Keselowski has probably drawn more ire than Edwards as a track foe in the past with aggressive driving angering Denny Hamlin and Kyle Busch among others, but drivers are expected to compete. In the aftermath of the Atlanta episode, NASCAR responded with a three race probation period for Edwards. They were very concerned about the car getting airborne at a mile and half track and will study that data over and over. Both drivers will undergo a face-to-face session with team owners present. 

The Edwards/ Keselowksi crash ignited many passions pro and con and probably took away from the exciting victory by Kurt Busch at Atlanta. Maybe even boo birds were busy taking new sides.
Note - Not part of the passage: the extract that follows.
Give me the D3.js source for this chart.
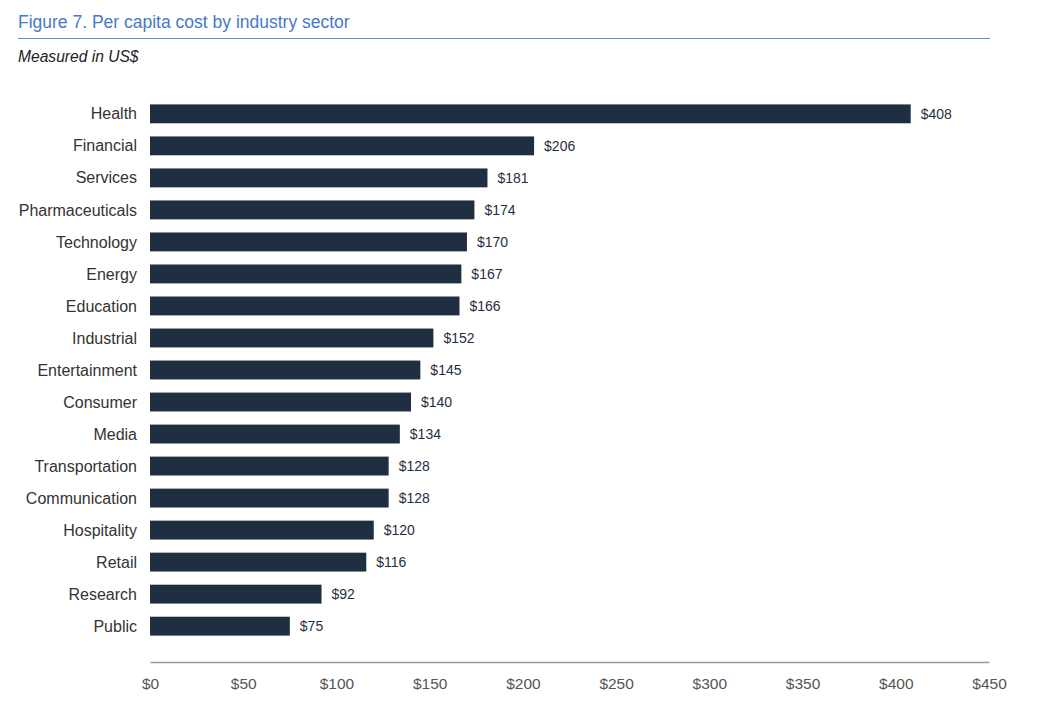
<!DOCTYPE html>
<html>
<head>
    <meta charset="utf-8">
    <style>
        body {
            margin: 0;
            background: #fff;
            font-family: 'Liberation Sans', Arial, sans-serif;
        }

        svg {
            display: block;
        }

        .x .domain {
            stroke: #999;
            stroke-width: 1.5px;
        }

        .x .tick line {
            display: none;
        }

        .x .tick text {
            font-size: 15.5px;
            fill: #555;
        }
    </style>
</head>
<body>
    <svg width="1051" height="720"></svg>

<script src="https://d3js.org/d3.v7.min.js"></script>
<script>

    // data
    let sectors = ["Health", "Financial", "Services", "Pharmaceuticals", "Technology", "Energy",
        "Education", "Industrial", "Entertainment", "Consumer", "Media", "Transportation",
        "Communication", "Hospitality", "Retail", "Research", "Public"];
    let costs = [408, 206, 181, 174, 170, 167, 166, 152, 145, 140, 134, 128, 128, 120, 116, 92, 75];
    let xTicks = [0, 50, 100, 150, 200, 250, 300, 350, 400, 450];

    let margin = { top: 98, right: 62, bottom: 58, left: 150 };
    let width = 1051;
    let height = 720;

    let svg = d3.select("svg");

    // title + rule + subtitle
    svg.append("text")
        .attr("x", 18)
        .attr("y", 28)
        .text("Figure 7. Per capita cost by industry sector")
        .style("font-size", "17.5px")
        .style("fill", "#4579c9");

    svg.append("line")
        .attr("x1", 18)
        .attr("x2", 990)
        .attr("y1", 38.5)
        .attr("y2", 38.5)
        .style("stroke", "#5b8dd6")
        .style("stroke-width", 1.2);

    svg.append("text")
        .attr("x", 18)
        .attr("y", 62)
        .text("Measured in US$")
        .style("font-size", "15.6px")
        .style("font-style", "italic")
        .style("fill", "#222");

    let x = d3.scaleLinear()
        .domain([0, 450])
        .range([margin.left, width - margin.right]);

    let y = d3.scaleBand()
        .domain(sectors)
        .range([margin.top, 642])
        .paddingInner(0.41)
        .paddingOuter(0.2);

    let data = sectors.map(function (s, i) { return { sector: s, cost: costs[i] } });

    // bars
    svg.selectAll(".bar")
        .data(data)
        .join("rect")
        .attr("class", "bar")
        .attr("x", x(0))
        .attr("y", function (d) { return y(d.sector) })
        .attr("width", function (d) { return x(d.cost) - x(0) })
        .attr("height", y.bandwidth())
        .style("fill", "#1f2f42");

    // value labels
    svg.selectAll(".val")
        .data(data)
        .join("text")
        .attr("class", "val")
        .attr("x", function (d) { return x(d.cost) + 10 })
        .attr("y", function (d) { return y(d.sector) + y.bandwidth() / 2 })
        .attr("dy", "0.35em")
        .text(function (d) { return "$" + d.cost })
        .style("font-size", "14px")
        .style("fill", "#1f2f42");

    // category labels
    svg.selectAll(".cat")
        .data(data)
        .join("text")
        .attr("class", "cat")
        .attr("x", 137)
        .attr("y", function (d) { return y(d.sector) + y.bandwidth() / 2 })
        .attr("dy", "0.35em")
        .attr("text-anchor", "end")
        .text(function (d) { return d.sector })
        .style("font-size", "16px")
        .style("fill", "#333");

    // x axis
    let xAxisSettings = d3.axisBottom(x)
        .tickValues(xTicks)
        .tickSize(0)
        .tickPadding(16)
        .tickFormat(function (d) { return "$" + d });

    svg.append("g")
        .attr("class", "x axis")
        .attr("transform", "translate(0,662)")
        .call(xAxisSettings);

</script>
</body>
</html>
Busch gets his share of boos still, but there is nothing like winning to attract a larger fan base. That won’t silence boo birds, but increasing cheers is a good way to improve introduction moments. Busch commented on fan perception and media focus.

“I’ve always tried to make everyone’s job in the media center easy by giving good answers, but sometimes that will hurt you as well,” Busch said. “The other night, the NASCAR officials didn’t chuckle like everyone did when I gave that quote that I was making too many laps in the ambulance versus the racetrack. The track safety guys took it as, ‘What is Kurt complaining about? Did we take too long to get him to the infield care center?’ Sometimes things get misconstrued when it comes out of my mouth and maybe I haven’t connected to the race fans out there as easily as I should.

“I love racing. I’m a racer at heart. I’ve come from nothing, very humble beginnings. My story is the same as anyone out there sitting in the grandstands except I got a unique opportunity to drive a race car when I was 17 years old. Back in Las Vegas a guy called me up to go race his Late Model, but years before that I was sitting in the grandstands at Las Vegas Motor Speedway watching races. I was at Phoenix International Raceway watching races. My dad and grandfather went to the Milwaukee Mile year after year watching races. I was just a spectator, but I got a unique opportunity to drive a race car.”

Authentic boo birds have to respect those words, even if they won’t let it alter their throaty tone.